Stepparent adoptions are the most common form of adoption, and a beautiful choice of love and commitment. Typically, once a stepparent adoption is finalized, nothing changes in the family dynamic because the family is already living together and formed the relationship of parent and child. Although commonly the child’s last name is changed. On adoption day, it’s a pleasure to hear, “Now I get to have the same last name as my mom and dad!”
Independent adoptions occur when custody or guardianship of the child goes directly from the birth parents to the adoptive parents. Sometimes agencies are involved in the cases, and sometimes birth mothers find a prospective adoptive family on their own. Jenny is often asked by prospective adoptive families if she knows of any birth parents looking for placement. The answer is usually no. Typically, when birth mothers contact the Adoption Law Center, they have already identified a prospective adoptive family.
Agency adoptions occur when the child is in the legal guardianship of the agency during the required waiting period. The agency matches birth parents with prospective adoptive families. Often these matters involve placing children in Tennessee that were born out-of-state, requiring the prospective adoptive family to travel. The Interstate Compact on the Placement of Children (ICPC) must be followed when the child is brought into Tennessee for foster care or adoption.
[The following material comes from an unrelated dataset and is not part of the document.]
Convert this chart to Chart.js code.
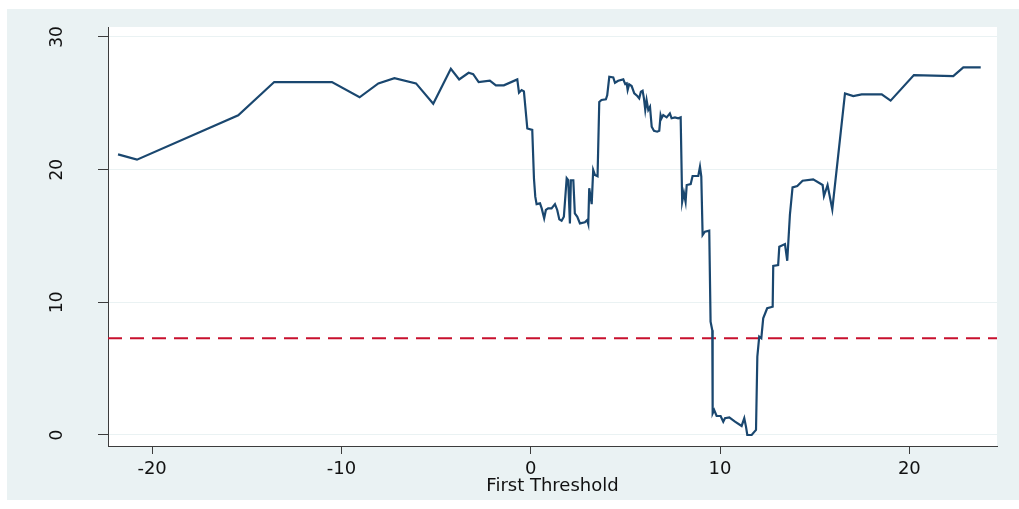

Foster care adoptions are also considered agency adoptions. The State of Tennessee Department of Children’s Services (DCS) is the licensing body in Tennessee for licensed child placing agencies and serves as the placing agency in foster care cases. Permanency for children in foster care is a priority, and DCS usually files the Petition for Termination of Parental Rights. Adoption Assistance covers the costs of the adoptions, including court costs, attorney’s fees, and birth certificate fees provided they do not exceed a certain amount.
Adult adoptions and International adoptions are among the simpler adoptions from a legal perspective. There is no defense to an adult adoption. If the adoptive parents and adult adoptee both agree to the adoption, it is just a matter of drafting the documents, having them notarized, and filing them with the clerk’s office. Then everyone appears for the final hearing and takes lots pictures!
International adoptions typically occur in the country the child is from. The primary purpose of an International adoption is for a Tennessee court to formally recognize the foreign adoption decree and order that a Certificate of Foreign Birth from Tennessee be issued by the Tennessee Department of Health, Division of Vital Records.
On your final hearing date, Jenny will meet you at court early. This is the perfect time to take pictures of this memorable moment! Most Courts that prohibit cell phones in the courthouse are happy to make an exception for adoption cases. Just let the court officer at security know why you are there, and get ready to document your special day!